Frost, darkness, pain, murder, metal spikes, HORNA; all of these are Black fucking Metal, some of which considerably more so than the rest. “Ääniä Yössä” is Black Metal cranked to 11, firing on all cylinders and piling up corpses faster than Charles Manson. There are listless albums which show only the faintest signs of life akin to that of a worm writhing on the ground, and then there are efforts such as this which convey such a feel of morose and despair that I can only cringe even contemplating the entirety of this mind-fuck.
I did not awake hearing this album crying “Chaaaarlie! Chaaaaaaaarlie!” much like a fellow reviewer, but my battered ears know classic work when they hear it. Even without an accompanying band to aid in the recording, SARGEIST’s Shatraug manages to pull off a host of sweeping riffs which grip you from the get-go and pull you into this bleak world of chaos and fear as medieval Europe literally begins to waste away before your eyes. The actual musicianship is quite stellar yet is not anything even remotely new; rather, the innovation occurs through complex and moving atmosphere which manages to so often separate a mediocre release from that of quality. As my eyes close and HORNA take control, I can almost smell the scent of corpses long piled up on the street and nature taking its course.
With such a bare and uninviting feel, “Ääniä Yössä” can be a difficult album to experience. Shatraug’s melodies are absolutely fantastic, yet compositions may stretch out to 8+ minutes relying on a couple of riffs which when taken at face value may fall far below expectations. Similarly, Corvus’ echoed wailings provide excellent albeit repetitive fore-ground material, yet serve a greater purpose melding into the foundation of the subdued rhythmic blast-beats and forming a whole which is greater than the sum of its parts. The title track is a perfect example of the aforementioned compositional approach in which a handful of musical idea is stretched into a 22 minute grandiose tale which demands to be heard for its sheer audacity and cunning manipulation. While “Envaatnags Eflos Solf Esgantaavne” was a bit catchier and easier to digest, this long-delayed epic requires concentration and attention to detail. This is what provides for such a unique ride and formulates the experience that is much more than a simple collection of 4 tracks.
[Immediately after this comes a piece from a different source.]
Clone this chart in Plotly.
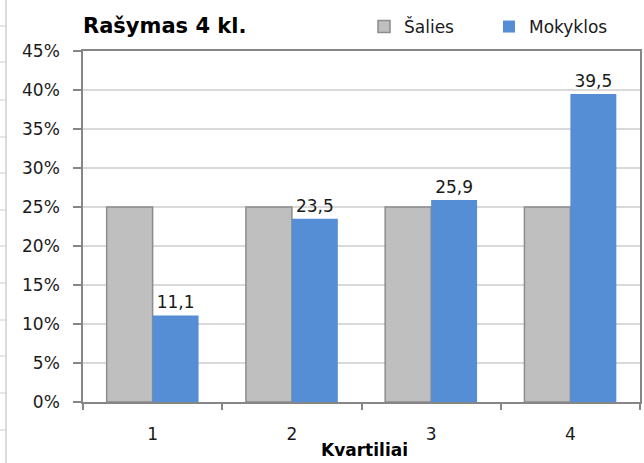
import plotly.graph_objects as go

categories = ["1", "2", "3", "4"]
salies = [25, 25, 25, 25]
mokyklos = [11.1, 23.5, 25.9, 39.5]
y_ticks = [0, 5, 10, 15, 20, 25, 30, 35, 40, 45]
y_ticktext = [f"{v}%" for v in y_ticks]

FONT = "DejaVu Sans"
TXT = "#1a1a1a"
AX = "#868686"

fig = go.Figure()
fig.add_trace(go.Bar(
    name="Šalies", x=categories, y=salies,
    marker=dict(color="#BFBFBF", line=dict(color="#8C8C8C", width=1.5)),
))
fig.add_trace(go.Bar(
    name="Mokyklos", x=categories, y=mokyklos,
    marker=dict(color="#558ED5", line=dict(width=0)),
    texttemplate="%{y:.1f}", textposition="outside",
    textfont=dict(family=FONT, size=17, color=TXT),
    cliponaxis=False,
))

# spreadsheet row/column lines visible at the left edge
W, H = 644, 463
L, R, T, B = 83, 4, 51, 61
pw, ph = W - L - R, H - T - B
def px(x):
    return (x - L) / pw
def py(y):
    return (H - B - y) / ph
shapes = [dict(type="line", xref="paper", yref="paper", x0=px(6), x1=px(6),
               y0=py(0), y1=py(463), line=dict(color="#CFCFCF", width=1.5))]
rows = [26, 62, 100, 137, 173, 210, 246, 283, 320, 356, 393, 430]
for r in rows:
    shapes.append(dict(type="line", xref="paper", yref="paper", x0=px(0), x1=px(6),
                       y0=py(r), y1=py(r), line=dict(color="#CFCFCF", width=1)))

fig.update_layout(
    width=W, height=H,
    margin=dict(l=L, r=R, t=T, b=B, autoexpand=False),
    paper_bgcolor="white", plot_bgcolor="white",
    separators=",.",
    barmode="group", bargap=0.34, bargroupgap=0,
    font=dict(family=FONT, size=17, color=TXT),
    title=dict(text="<b>Rašymas 4 kl.</b>", x=0, xref="paper", xanchor="left",
               y=1 - 26 / H, yref="container", yanchor="middle",
               font=dict(family=FONT, size=21, color="#000000")),
    showlegend=True,
    legend=dict(orientation="h", x=px(364), xanchor="left", y=1 + 24 / ph, yanchor="middle",
                font=dict(family=FONT, size=17, color=TXT),
                entrywidth=80, entrywidthmode="pixels",
                bgcolor="rgba(0,0,0,0)", itemclick=False),
    xaxis=dict(type="category", showline=True, linecolor=AX, linewidth=1.5, mirror=True,
               ticks="outside", tickson="boundaries", ticklen=6, tickcolor=AX, tickwidth=1.5,
               showgrid=False, ticklabelstandoff=16, automargin=False,
               tickfont=dict(family=FONT, size=17, color=TXT)),
    yaxis=dict(range=[0, 45], tickvals=y_ticks, ticktext=y_ticktext,
               showline=True, linecolor=AX, linewidth=1.5, mirror=True,
               ticks="outside", ticklen=8, tickcolor=AX, tickwidth=1.5,
               showgrid=True, gridcolor="#D9D9D9", gridwidth=1.5,
               zeroline=False, ticklabelstandoff=10, automargin=False,
               tickfont=dict(family=FONT, size=17, color=TXT)),
    annotations=[dict(text="<b>Kvartiliai</b>", xref="paper", yref="paper",
                      x=px(365), y=-(450 - (H - B)) / ph, xanchor="center", yanchor="middle",
                      showarrow=False, font=dict(family=FONT, size=17, color="#000000"))],
    shapes=shapes,
)

fig.write_html("out.html", config={"displayModeBar": False},
               post_script="document.body.style.margin='0px';document.body.style.padding='0px';")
You may scoff at this release for being overly indulgent and a bit too repetitive and back-ward thinking to remain competitive with what contemporary projects are pushing across the air-waves. I, however, will remain glued to my speakers soaking in every single note of brilliance and smirking silently as I recall a particularly apt saying from a film I am quite fond of: “We may be through with the past…but the past is not through with us.”